PROBLEM TO WORK ON:
Without the pictures, print the lines running from the beginning of the material to the line containing "import plotly.graph_objects as go", both ends included.

#####

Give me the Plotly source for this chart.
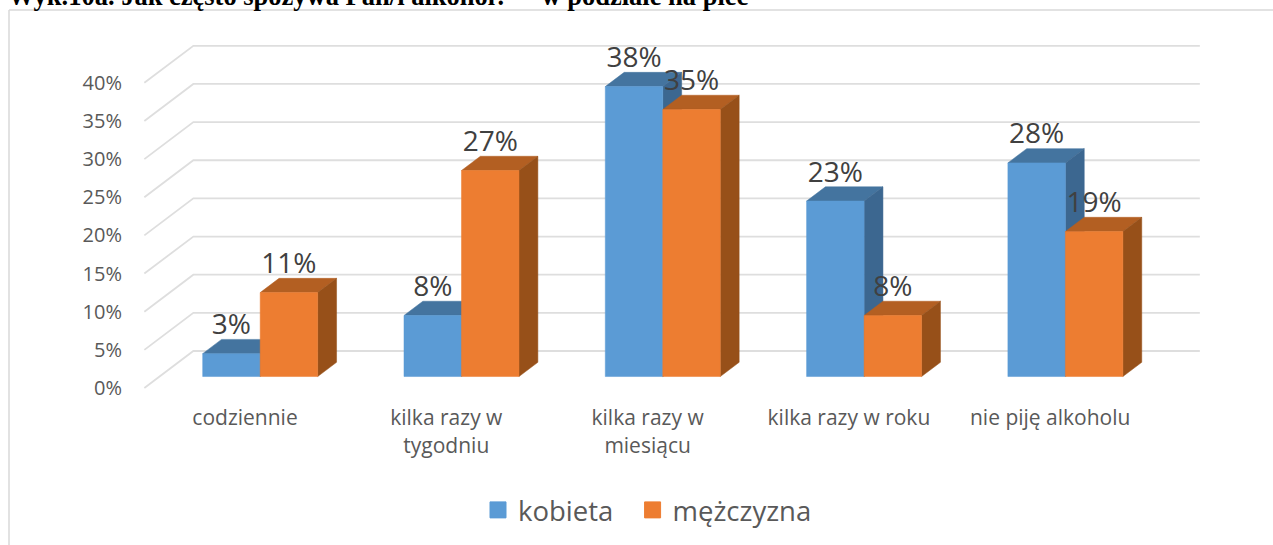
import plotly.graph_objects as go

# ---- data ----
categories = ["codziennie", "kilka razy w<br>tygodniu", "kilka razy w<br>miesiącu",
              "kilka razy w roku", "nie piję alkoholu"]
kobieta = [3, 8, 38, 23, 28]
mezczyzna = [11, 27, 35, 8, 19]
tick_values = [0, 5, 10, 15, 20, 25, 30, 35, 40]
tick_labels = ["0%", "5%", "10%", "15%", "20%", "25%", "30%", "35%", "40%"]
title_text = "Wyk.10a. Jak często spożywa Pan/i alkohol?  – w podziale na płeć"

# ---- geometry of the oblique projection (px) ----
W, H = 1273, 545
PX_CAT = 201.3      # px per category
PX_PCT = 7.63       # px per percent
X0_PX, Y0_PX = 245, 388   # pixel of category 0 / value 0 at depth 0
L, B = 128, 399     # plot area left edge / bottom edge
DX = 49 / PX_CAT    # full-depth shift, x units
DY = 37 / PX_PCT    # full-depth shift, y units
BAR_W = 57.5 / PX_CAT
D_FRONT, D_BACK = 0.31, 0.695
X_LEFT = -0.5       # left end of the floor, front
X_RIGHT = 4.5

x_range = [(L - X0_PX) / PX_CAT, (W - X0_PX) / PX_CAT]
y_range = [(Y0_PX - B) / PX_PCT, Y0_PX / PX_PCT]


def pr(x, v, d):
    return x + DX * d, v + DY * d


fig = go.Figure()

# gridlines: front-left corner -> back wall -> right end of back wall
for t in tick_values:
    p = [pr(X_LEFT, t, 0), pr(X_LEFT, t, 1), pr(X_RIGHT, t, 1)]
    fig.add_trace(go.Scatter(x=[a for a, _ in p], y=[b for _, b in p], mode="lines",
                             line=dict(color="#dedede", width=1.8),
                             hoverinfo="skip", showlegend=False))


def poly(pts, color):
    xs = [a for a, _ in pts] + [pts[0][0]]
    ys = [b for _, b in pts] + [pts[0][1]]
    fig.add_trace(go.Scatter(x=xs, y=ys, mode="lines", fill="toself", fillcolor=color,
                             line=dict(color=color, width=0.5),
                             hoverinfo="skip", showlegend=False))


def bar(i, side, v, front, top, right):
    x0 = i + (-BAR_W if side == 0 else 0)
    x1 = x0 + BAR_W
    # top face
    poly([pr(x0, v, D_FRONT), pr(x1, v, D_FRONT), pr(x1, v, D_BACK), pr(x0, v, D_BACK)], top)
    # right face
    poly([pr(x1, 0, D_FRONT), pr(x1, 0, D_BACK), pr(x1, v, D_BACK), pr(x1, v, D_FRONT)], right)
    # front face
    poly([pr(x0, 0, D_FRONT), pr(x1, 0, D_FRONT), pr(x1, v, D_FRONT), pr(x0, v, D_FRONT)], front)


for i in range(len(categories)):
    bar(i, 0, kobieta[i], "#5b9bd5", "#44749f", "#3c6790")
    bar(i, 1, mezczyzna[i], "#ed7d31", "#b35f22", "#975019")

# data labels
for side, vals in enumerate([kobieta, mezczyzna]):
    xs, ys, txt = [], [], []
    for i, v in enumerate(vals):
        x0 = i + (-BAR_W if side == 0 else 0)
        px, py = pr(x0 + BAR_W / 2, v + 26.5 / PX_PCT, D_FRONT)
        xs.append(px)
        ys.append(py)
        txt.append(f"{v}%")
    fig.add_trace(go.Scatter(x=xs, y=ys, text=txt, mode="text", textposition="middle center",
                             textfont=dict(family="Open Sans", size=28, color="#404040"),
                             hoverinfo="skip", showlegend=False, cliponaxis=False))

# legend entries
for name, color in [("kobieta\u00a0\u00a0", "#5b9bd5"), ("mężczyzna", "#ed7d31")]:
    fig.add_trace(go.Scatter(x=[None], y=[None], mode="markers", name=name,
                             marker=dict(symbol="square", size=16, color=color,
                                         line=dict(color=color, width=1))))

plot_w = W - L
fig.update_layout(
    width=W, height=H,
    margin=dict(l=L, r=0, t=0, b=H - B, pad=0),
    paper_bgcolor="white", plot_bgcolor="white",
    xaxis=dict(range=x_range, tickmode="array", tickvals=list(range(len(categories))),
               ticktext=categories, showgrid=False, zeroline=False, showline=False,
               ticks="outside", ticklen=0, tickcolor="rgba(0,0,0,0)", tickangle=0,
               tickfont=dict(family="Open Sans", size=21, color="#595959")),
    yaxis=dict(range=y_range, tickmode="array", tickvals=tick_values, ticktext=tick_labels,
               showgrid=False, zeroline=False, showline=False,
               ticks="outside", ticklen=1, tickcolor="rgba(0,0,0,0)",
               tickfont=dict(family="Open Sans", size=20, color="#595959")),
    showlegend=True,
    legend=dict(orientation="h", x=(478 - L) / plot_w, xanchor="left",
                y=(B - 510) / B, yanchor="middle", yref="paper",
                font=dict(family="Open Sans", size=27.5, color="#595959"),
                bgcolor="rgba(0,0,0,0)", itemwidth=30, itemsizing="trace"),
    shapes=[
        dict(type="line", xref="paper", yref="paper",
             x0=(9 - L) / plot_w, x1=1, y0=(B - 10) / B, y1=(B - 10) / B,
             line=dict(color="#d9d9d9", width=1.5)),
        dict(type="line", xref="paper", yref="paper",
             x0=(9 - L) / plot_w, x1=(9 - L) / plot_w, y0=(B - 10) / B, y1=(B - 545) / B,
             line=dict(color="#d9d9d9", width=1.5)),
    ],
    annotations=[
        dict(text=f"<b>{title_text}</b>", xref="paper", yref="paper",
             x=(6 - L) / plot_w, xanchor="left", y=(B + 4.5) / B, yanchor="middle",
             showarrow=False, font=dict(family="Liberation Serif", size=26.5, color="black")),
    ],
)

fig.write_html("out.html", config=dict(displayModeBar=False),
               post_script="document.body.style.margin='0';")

#####

REPLY TO THE TASK:
Give me the Plotly source for this chart.
import plotly.graph_objects as go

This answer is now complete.